:: DIRECTIONS FOR THIS TASK ::
Leaving out every picture, quote the data below exactly as it appears.

:: DATASET EXCERPT ::
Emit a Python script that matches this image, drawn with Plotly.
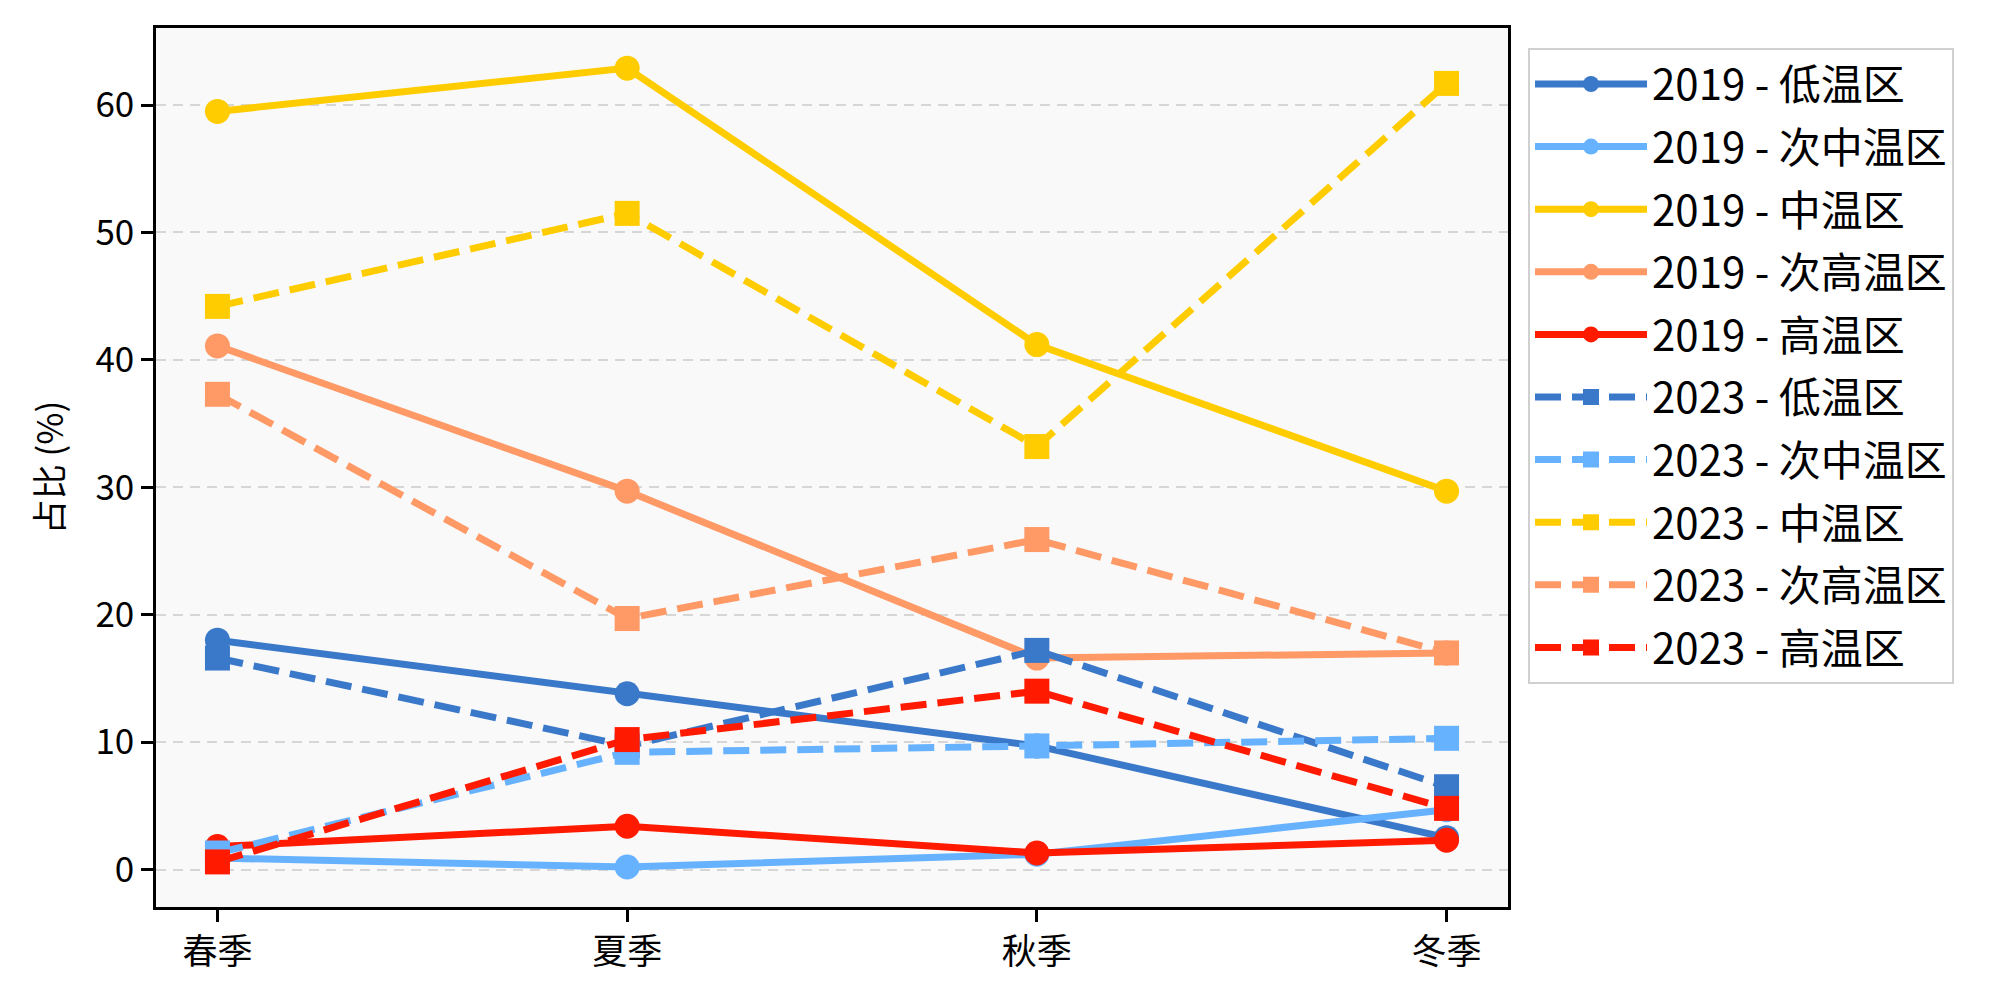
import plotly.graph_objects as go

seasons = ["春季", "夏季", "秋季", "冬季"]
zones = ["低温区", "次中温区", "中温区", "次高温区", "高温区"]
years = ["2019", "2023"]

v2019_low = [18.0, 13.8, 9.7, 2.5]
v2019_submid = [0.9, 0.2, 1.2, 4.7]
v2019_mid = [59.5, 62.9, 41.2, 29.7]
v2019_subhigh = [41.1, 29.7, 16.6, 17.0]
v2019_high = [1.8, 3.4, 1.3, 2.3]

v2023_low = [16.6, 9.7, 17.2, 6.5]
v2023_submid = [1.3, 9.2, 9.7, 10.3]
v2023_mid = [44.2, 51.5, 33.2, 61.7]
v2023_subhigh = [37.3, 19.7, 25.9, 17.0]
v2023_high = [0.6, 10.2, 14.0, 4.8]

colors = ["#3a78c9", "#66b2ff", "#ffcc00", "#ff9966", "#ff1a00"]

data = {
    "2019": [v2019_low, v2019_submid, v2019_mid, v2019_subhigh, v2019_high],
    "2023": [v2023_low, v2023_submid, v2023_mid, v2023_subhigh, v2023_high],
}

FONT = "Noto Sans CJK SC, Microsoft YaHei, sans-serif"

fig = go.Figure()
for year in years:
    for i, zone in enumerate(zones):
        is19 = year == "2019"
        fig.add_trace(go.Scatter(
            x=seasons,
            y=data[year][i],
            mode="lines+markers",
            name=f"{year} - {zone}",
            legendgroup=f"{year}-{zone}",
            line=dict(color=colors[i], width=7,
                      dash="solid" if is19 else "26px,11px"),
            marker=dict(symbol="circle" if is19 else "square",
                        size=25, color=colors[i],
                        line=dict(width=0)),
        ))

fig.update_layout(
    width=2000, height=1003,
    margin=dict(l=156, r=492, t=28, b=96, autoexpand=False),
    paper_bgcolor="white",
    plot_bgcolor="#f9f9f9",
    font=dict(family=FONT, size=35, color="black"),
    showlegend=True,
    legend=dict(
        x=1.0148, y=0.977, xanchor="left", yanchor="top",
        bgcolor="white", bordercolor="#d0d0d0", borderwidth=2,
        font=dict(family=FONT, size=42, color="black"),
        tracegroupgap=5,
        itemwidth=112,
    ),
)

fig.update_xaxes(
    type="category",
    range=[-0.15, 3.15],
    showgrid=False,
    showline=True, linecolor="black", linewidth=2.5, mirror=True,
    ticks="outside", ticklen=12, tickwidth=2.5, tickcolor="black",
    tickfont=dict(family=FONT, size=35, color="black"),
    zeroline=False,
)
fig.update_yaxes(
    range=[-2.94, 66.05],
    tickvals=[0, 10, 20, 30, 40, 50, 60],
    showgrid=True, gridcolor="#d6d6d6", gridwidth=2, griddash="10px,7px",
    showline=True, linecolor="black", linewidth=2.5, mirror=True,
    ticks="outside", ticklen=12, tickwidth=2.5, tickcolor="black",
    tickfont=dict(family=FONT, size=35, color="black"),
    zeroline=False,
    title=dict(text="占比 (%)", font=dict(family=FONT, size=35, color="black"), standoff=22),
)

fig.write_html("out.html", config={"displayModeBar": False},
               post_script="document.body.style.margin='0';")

:: FULL RESPONSE ::
Emit a Python script that matches this image, drawn with Plotly.
import plotly.graph_objects as go

seasons = ["春季", "夏季", "秋季", "冬季"]
zones = ["低温区", "次中温区", "中温区", "次高温区", "高温区"]
years = ["2019", "2023"]

v2019_low = [18.0, 13.8, 9.7, 2.5]
v2019_submid = [0.9, 0.2, 1.2, 4.7]
v2019_mid = [59.5, 62.9, 41.2, 29.7]
v2019_subhigh = [41.1, 29.7, 16.6, 17.0]
v2019_high = [1.8, 3.4, 1.3, 2.3]

v2023_low = [16.6, 9.7, 17.2, 6.5]
v2023_submid = [1.3, 9.2, 9.7, 10.3]
v2023_mid = [44.2, 51.5, 33.2, 61.7]
v2023_subhigh = [37.3, 19.7, 25.9, 17.0]
v2023_high = [0.6, 10.2, 14.0, 4.8]

colors = ["#3a78c9", "#66b2ff", "#ffcc00", "#ff9966", "#ff1a00"]

data = {
    "2019": [v2019_low, v2019_submid, v2019_mid, v2019_subhigh, v2019_high],
    "2023": [v2023_low, v2023_submid, v2023_mid, v2023_subhigh, v2023_high],
}

FONT = "Noto Sans CJK SC, Microsoft YaHei, sans-serif"

fig = go.Figure()
for year in years:
    for i, zone in enumerate(zones):
        is19 = year == "2019"
        fig.add_trace(go.Scatter(
            x=seasons,
            y=data[year][i],
            mode="lines+markers",
            name=f"{year} - {zone}",
            legendgroup=f"{year}-{zone}",
            line=dict(color=colors[i], width=7,
                      dash="solid" if is19 else "26px,11px"),
            marker=dict(symbol="circle" if is19 else "square",
                        size=25, color=colors[i],
                        line=dict(width=0)),
        ))

fig.update_layout(
    width=2000, height=1003,
    margin=dict(l=156, r=492, t=28, b=96, autoexpand=False),
    paper_bgcolor="white",
    plot_bgcolor="#f9f9f9",
    font=dict(family=FONT, size=35, color="black"),
    showlegend=True,
    legend=dict(
        x=1.0148, y=0.977, xanchor="left", yanchor="top",
        bgcolor="white", bordercolor="#d0d0d0", borderwidth=2,
        font=dict(family=FONT, size=42, color="black"),
        tracegroupgap=5,
        itemwidth=112,
    ),
)

fig.update_xaxes(
    type="category",
    range=[-0.15, 3.15],
    showgrid=False,
    showline=True, linecolor="black", linewidth=2.5, mirror=True,
    ticks="outside", ticklen=12, tickwidth=2.5, tickcolor="black",
    tickfont=dict(family=FONT, size=35, color="black"),
    zeroline=False,
)
fig.update_yaxes(
    range=[-2.94, 66.05],
    tickvals=[0, 10, 20, 30, 40, 50, 60],
    showgrid=True, gridcolor="#d6d6d6", gridwidth=2, griddash="10px,7px",
    showline=True, linecolor="black", linewidth=2.5, mirror=True,
    ticks="outside", ticklen=12, tickwidth=2.5, tickcolor="black",
    tickfont=dict(family=FONT, size=35, color="black"),
    zeroline=False,
    title=dict(text="占比 (%)", font=dict(family=FONT, size=35, color="black"), standoff=22),
)

fig.write_html("out.html", config={"displayModeBar": False},
               post_script="document.body.style.margin='0';")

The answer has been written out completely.